Typically, the creation of a three-dimensional model requires expensive and time-consuming laser scanning.

But Cambridge InnoVision has developed software that can build a photorealistic model of a location using only a handful of standard digital photographs.
The program calculates the angle of each picture and uses the information to draw an approximate representation, which is then refined using comparisons with the other images.

Potential markets for the technology include the property sector and utility companies needing to give their engineers an accurate guide to unmanned maintenance stations.

Where am I?
The AA’s Smart Travel Guide for London is intended to be the first in a series of interactive travel tools, distributed as a plug-in memory card.

Pre-loaded data provides colour maps with information relating to sites of interest, places to stay and relevant travel options. The maps can also be personalised with photos, videos and notes which can be uploaded to an online blog.

Give me a T
The GrIDsure identity protection system is 40 times more secure than chip-and-PIN because it generates a new code every time it is used, says the firm.

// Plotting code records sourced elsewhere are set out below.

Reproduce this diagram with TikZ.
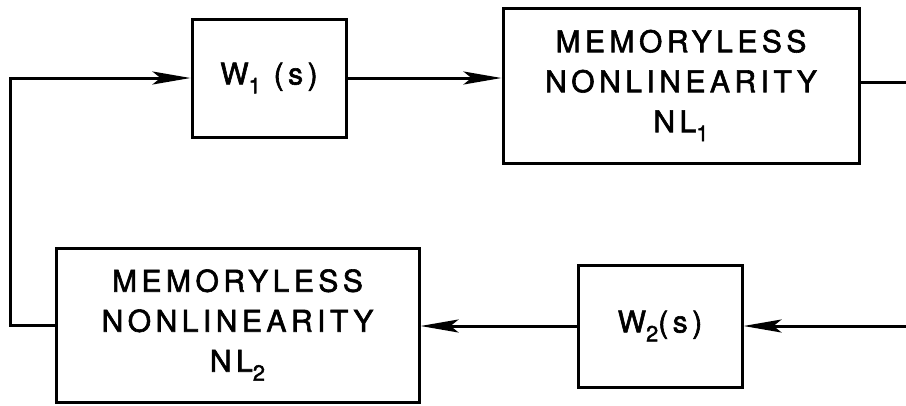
\documentclass[tikz,border=0pt]{standalone}
\usepackage{fontspec}
\setmainfont{TeX Gyre Heros}
\newfontfamily\lett[LetterSpace=15,FakeBold=2]{TeX Gyre Heros}
\usetikzlibrary{arrows.meta}
\newcommand\lsub[1]{\raisebox{-9pt}{\fontsize{22}{22}\selectfont #1}}
\begin{document}
\begin{tikzpicture}[x=1pt,y=-1pt,
  blk/.style={draw,line width=3pt,inner sep=0pt,align=center,
    font=\lett\fontsize{30}{40}\selectfont},
  conn/.style={line width=3pt},
  arr/.style={conn,-{Stealth[length=38pt,width=13pt,inset=8pt]}}]
\useasboundingbox (0,0) rectangle (906,405);
\node[blk,minimum width=154pt,minimum height=118pt] (W1) at (269,78) {W\lsub{1} (s)};
\node[blk,minimum width=356pt,minimum height=155pt] (NL1) at (681,85.5) {MEMORYLESS\\NONLINEARITY\\NL\lsub{1}};
\node[blk,minimum width=363pt,minimum height=154pt] (NL2) at (237.5,325) {MEMORYLESS\\NONLINEARITY\\NL\lsub{2}};
\node[blk,minimum width=164pt,minimum height=122pt] (W2) at (660,326) {W\lsub{2}(s)};
\coordinate (rt) at (906,82);
\coordinate (rb) at (906,326);
\coordinate (lc) at (10,0);
\draw[arr] (W1.east) -- (W1.east -| NL1.west);
\draw[conn] (rt -| NL1.east) -- (rt);
\draw[arr] (rb) -- (W2.east);
\draw[arr] (W2.west) -- (W2.west -| NL2.east);
\draw[arr] (NL2.west) -- (NL2.west -| lc) -- (W1.west -| lc) -- (W1.west);
\end{tikzpicture}
\end{document}
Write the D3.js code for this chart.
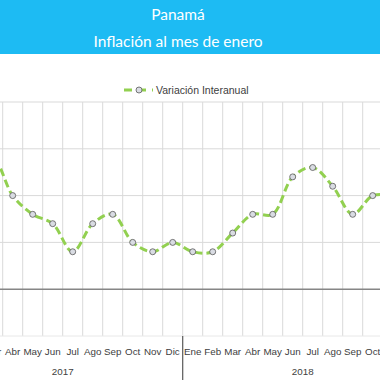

GrIDsure can be used anywhere that a user needs to input a code, including computers, phones or bank machines. But rather than memorising a number, the user picks a shape ­ such as a T or a tick ­ to be typed onto the keypad.

By randomly scrolling keypad values at the moment of authentication, GrIDsure creates a unique code for every transaction, reducing the likelihood of fraud.

ET’s home phones
Homeowners need never worry about leaving their house unoccupied agai n. The Alert Me monitoring system uses small sensors to detect movement and check on the status of doors and windows that may have been left open.

In the event of a problem, a text message is sent informing the owner. The system can also be used to see who is at home, via small identity devices attached to each set of house keys.

Like a bullet from a gun
The latest nanotechnology is behind Inkski’s printers capable of operating at about 20 times the speed of a conventional inkjet machine.
Minute dots of ink are arranged on a tiny spinning cylinder and then fired onto the paper using a laser.

Quality is on a par with professional offset printing, but can be done in a fraction of the time because an entire publication can be produced in one go. Inkski says the development is equivalent to the machine gun superseding the rifle.